According to Monika, herbal teas are not made from the Camellia plant but from dried herbs, spices, flowers, fruit, seeds, roots, or leaves of other plants; they do not typically contain caffeine as do traditional teas. The quality of tea can vary greatly depending on factors such as the tea leaves’ origin, processing techniques, and storage conditions.

“I’ve always wanted to open a good quality loose tea shop. When I would come down to Oxford to visit my parents for the 10 years when I was in New York, I realized if I didn’t bring my own tea, there was no good, loose-leaf tea shop anywhere on the Eastern Shore,” she recalls.

In 2023, Monika and her mother decided to renovate a room on the side of their home, which had previously been her father’s workshop, and create a tea shop. The shop’s William Morris wallpaper, Turkish rugs, tea canisters, and antique cups and saucers on display speak to the origins of tea and create a cozy welcoming atmosphere to explore the many loose-tea blends that the shop offers.

The tea shop features a collection of antique teacups and saucers on display.

“All our teas are loose-leaf which means you will need a filter, strainer, or infuser to enjoy a cup or pot of our tea. We bet you have one in a bottom drawer your grandmother gave you, but you never knew what to do with it. Many of our teas are also organic or organic-compliant whenever possible,” adds Monika.

All the teas on display in the shop just scream to be brewed with names like almond shortbread, carrot cake (one of my personal favorites), cranberry turmeric, elderflower melon, ginger pear, and golden monkey. There are also more traditional blends like Earl Grey and English Breakfast.

Monika’s favorite tea at the moment is her fruit bowl tea because it’s light, especially for the summer. This tea features passion fruit and dried papayas in its blend.

“Tea blenders start with black, green, or white tea as the base and then add flavor elements like lavender, mint, chamomile, jasmine, bergamot oil, vanilla, ginger, and citrus peel – to name a few of the more traditional. All tea is from the same plant. It’s where it’s grown, when it’s picked, how it’s picked, and how it’s processed that gives the tea its variation of flavors,” she explains.

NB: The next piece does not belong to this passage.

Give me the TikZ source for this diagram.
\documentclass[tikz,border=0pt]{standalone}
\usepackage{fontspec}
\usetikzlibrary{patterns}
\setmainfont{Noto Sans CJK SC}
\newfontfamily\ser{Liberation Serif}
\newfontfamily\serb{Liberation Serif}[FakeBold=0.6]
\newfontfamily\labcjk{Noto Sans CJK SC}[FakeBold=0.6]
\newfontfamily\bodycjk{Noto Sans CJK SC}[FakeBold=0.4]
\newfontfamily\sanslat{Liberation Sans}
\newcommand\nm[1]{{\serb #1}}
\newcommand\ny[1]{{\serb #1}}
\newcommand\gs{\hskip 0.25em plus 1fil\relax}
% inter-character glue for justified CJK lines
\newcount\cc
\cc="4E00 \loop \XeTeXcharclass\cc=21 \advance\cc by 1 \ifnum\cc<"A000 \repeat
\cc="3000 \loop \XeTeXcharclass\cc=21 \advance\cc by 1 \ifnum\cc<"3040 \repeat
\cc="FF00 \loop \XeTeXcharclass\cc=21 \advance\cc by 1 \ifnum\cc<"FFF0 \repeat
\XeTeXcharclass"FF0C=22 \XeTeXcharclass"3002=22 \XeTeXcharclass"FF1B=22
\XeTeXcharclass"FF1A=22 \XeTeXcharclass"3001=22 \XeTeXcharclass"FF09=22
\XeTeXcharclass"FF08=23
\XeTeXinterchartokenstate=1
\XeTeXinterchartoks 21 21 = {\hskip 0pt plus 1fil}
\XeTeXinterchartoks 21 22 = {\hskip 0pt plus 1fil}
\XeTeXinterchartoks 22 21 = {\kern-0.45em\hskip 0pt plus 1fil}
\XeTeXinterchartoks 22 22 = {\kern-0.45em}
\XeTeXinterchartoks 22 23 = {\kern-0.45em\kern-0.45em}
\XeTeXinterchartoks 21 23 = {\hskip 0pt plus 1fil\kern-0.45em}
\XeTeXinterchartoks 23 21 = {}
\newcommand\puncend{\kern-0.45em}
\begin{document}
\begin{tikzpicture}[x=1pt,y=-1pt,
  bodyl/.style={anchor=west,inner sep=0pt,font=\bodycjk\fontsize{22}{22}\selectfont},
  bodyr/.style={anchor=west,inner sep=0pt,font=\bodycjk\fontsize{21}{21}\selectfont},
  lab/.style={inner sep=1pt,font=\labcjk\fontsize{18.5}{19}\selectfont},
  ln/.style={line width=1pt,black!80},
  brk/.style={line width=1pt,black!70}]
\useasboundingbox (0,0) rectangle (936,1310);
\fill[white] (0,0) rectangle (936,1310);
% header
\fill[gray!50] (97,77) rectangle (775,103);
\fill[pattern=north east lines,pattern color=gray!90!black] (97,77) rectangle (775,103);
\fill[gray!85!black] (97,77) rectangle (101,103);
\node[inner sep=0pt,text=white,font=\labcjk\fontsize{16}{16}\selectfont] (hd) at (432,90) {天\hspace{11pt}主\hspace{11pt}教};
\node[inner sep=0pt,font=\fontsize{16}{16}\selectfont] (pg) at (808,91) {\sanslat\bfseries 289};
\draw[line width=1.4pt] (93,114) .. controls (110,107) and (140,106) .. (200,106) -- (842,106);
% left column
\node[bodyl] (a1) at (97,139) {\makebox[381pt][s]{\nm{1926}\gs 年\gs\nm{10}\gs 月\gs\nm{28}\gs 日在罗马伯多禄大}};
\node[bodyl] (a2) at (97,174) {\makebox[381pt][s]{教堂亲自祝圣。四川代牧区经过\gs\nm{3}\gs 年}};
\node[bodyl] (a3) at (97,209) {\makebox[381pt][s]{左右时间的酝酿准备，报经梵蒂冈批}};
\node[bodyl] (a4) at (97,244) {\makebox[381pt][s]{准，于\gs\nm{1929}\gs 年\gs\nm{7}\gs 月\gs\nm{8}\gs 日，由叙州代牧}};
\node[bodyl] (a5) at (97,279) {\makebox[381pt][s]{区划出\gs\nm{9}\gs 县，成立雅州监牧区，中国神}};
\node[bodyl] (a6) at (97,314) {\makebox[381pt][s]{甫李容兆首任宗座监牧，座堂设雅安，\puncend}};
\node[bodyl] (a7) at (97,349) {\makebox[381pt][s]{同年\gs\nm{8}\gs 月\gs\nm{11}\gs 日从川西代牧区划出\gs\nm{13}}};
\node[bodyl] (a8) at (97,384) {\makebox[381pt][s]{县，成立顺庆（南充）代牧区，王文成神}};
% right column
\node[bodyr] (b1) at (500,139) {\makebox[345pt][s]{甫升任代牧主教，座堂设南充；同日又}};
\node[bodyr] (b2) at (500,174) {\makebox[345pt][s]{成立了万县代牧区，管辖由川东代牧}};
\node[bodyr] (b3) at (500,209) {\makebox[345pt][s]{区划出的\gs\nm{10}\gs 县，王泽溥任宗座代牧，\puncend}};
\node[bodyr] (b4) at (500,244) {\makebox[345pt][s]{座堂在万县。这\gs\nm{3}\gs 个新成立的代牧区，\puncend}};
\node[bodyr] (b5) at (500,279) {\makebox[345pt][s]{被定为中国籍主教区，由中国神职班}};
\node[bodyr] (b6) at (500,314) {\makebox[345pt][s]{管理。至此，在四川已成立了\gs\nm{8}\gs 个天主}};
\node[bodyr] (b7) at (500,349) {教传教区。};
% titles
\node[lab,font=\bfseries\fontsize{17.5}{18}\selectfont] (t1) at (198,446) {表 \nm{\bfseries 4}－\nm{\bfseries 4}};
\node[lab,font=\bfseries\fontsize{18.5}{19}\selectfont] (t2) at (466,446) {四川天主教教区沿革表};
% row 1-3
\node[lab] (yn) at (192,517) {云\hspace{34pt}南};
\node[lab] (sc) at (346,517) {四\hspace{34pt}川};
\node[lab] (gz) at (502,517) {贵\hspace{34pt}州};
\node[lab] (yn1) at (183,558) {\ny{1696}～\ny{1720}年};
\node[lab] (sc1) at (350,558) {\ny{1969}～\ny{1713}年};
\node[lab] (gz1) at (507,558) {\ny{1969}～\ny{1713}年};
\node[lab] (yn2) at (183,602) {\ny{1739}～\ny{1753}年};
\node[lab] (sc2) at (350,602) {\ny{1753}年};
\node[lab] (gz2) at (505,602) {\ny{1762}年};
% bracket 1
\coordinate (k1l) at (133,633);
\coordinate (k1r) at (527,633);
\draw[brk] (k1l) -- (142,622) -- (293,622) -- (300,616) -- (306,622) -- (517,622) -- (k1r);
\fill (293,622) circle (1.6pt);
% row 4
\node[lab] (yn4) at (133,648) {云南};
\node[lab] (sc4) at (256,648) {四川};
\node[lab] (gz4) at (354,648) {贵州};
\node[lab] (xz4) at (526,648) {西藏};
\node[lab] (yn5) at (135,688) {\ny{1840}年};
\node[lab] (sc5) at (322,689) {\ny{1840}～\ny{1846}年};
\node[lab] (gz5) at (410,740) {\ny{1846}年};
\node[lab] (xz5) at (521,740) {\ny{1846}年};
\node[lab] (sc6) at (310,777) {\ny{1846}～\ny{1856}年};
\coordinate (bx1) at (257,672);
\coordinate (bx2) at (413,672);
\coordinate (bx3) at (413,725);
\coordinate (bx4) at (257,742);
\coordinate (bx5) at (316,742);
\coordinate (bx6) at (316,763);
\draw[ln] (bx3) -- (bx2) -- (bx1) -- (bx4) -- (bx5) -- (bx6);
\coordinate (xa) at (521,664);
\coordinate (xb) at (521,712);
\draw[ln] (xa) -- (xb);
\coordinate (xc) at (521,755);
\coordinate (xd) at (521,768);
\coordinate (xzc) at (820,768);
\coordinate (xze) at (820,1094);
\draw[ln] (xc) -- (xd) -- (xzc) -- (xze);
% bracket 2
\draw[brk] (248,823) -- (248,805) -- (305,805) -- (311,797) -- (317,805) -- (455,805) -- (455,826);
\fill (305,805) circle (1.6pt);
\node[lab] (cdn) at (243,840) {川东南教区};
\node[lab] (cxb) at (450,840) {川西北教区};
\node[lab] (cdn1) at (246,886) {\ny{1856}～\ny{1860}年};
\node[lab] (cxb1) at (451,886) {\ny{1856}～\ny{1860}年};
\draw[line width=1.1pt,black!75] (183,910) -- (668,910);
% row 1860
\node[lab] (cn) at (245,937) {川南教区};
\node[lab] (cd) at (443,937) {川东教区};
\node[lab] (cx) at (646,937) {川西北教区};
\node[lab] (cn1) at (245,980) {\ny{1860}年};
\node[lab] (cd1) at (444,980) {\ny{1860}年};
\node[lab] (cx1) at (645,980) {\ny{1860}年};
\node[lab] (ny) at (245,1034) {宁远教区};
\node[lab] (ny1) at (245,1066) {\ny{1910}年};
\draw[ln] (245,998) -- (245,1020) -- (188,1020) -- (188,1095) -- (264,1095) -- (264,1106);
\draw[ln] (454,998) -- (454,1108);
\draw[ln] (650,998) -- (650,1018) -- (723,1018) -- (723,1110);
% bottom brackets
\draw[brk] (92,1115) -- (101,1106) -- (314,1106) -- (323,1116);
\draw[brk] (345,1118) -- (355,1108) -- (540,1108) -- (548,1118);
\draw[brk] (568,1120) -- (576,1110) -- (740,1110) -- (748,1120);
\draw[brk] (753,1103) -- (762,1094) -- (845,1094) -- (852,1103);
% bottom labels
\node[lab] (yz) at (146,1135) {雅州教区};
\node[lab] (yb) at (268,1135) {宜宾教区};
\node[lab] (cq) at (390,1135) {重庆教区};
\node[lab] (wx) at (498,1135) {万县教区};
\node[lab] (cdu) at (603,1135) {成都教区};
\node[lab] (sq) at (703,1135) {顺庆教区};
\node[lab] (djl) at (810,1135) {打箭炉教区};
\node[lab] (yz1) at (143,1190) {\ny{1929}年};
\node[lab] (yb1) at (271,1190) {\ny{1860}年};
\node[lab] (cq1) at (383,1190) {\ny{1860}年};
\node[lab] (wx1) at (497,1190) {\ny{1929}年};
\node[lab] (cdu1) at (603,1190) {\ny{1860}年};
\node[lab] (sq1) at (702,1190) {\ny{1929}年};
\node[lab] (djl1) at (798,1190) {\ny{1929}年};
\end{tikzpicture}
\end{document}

“I like loose-leaf teas because you can control it. I brew tea at 195 degrees and steep it for three minutes for the perfect cup of tea,” Monika shares. People then add sugar, honey, milk, and lemon depending on their personal preferences.

Monika named the business The Doehrn Tea Company after her German heritage, paying special homage to her German Oma. She purchases her tea from a German distributor that’s been around since the 1800s. The Doehrn Tea Company sells its teas at craft shows, Christmas markets, and farmers’ markets in Easton and Centreville.

Two-ounce bags of loose teas range in price from $10 to $20 a bag. The online shop also offers a tea gift box for $40, which includes three one-ounce teas, a filter, a short canister, a tea scoop, two cookies, and two Doehrn Tea coasters. Boxes can also be customized with such additions as your choice of tea, a mug, a 16-ounce teapot, and a tea towel.

“I love how young my clients are at the farmers’ markets. This age group is very well-traveled and appreciates my logo and brand, which has ties to Europe. I think that draws them in or appeals to them because this generation is about new experiences and loose tea can provide that,” she adds.

Monika enjoys the shop’s location in Oxford because it is the destination for many to come and explore the town. She adds, “I also love that in 1784, Robert Morris from Oxford, financed the first ship, the Empress of China, to bring tea back to America from China, bypassing the British tea companies completely. That’s a neat connection to our area.”

Shoppers can purchase Doehrn Teas online at, at a pop-up shop, or by calling 202-320-1110 or emailing Monika to arrange an appointment at The shop is located at 106 Jacks Point Road in Oxford, and is open on Fridays from 11 a.m. to 3 p.m. The entrance is around the back of the house.

Did you know . . . “Orange Pekoe” tea was named after the Dutch Royal family – the House of Orange – because it was the best quality of tea imported reserved for the Royal family.